Ignore me, I was just being stupid :slight_smile: I don’t really put commas at
the end of my filenames. I’m sure I’ve seen something that does
though, but I can’t remember what.

Ashley


http://www.patchspace.co.uk/

On Tue, May 27, 2008 at 10:12 AM, Ashley M.
[email protected] wrote:

Ignore me, I was just being stupid :slight_smile: I don’t really put commas at the end
of my filenames. I’m sure I’ve seen something that does though, but I can’t
remember what.

RCS?


Avdi

Home: http://avdi.org
Developer Blog: Avdi Grimm, Code Cleric
Twitter: http://twitter.com/avdi
Journal: http://avdi.livejournal.com

On May 27, 2008, at 7:59 AM, Ashley M. wrote:

On 27 May 2008, at 13:45, David C. wrote:

How would you do it?

Everywhere I’ve seen something similar, it’s just been space-
delimited, no punctuation.
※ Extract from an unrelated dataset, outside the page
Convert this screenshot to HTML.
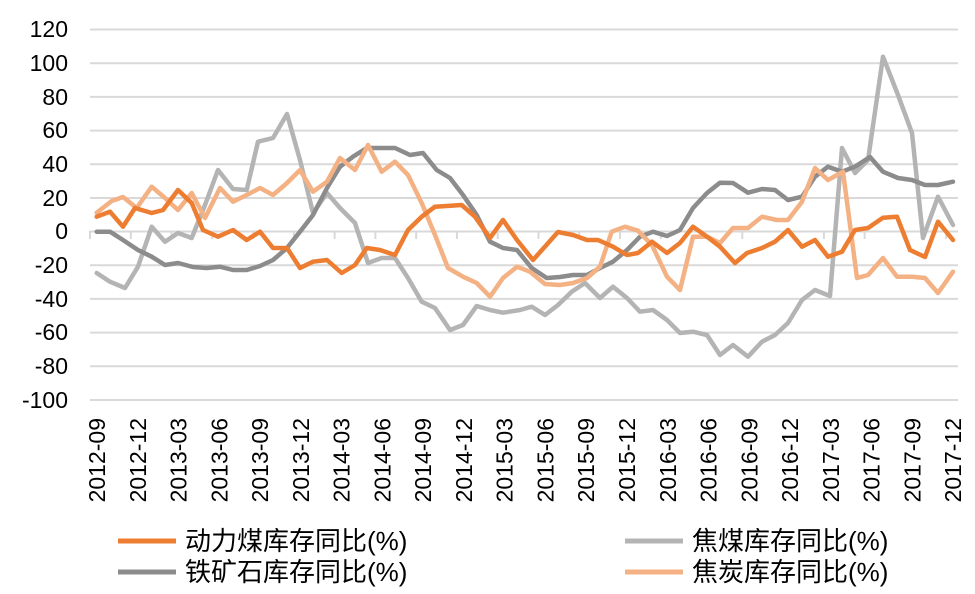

For example, this from the rsync man
page:
rsync -av host:‘dir1/file1 dir2/file2’ /dest

I was thinking more of ant patternsets (from my java days). I think
they support comma or space separated, but all the examples I ever saw
(or wrote) used commas.

You said something about having to rename files - not sure I get it.

On 27 May 2008, at 15:15, Avdi G. wrote:

RCS?

Yes! Something else I’ve never had the pleasure of using.

I doubt any rspec users use RCS, but you never know.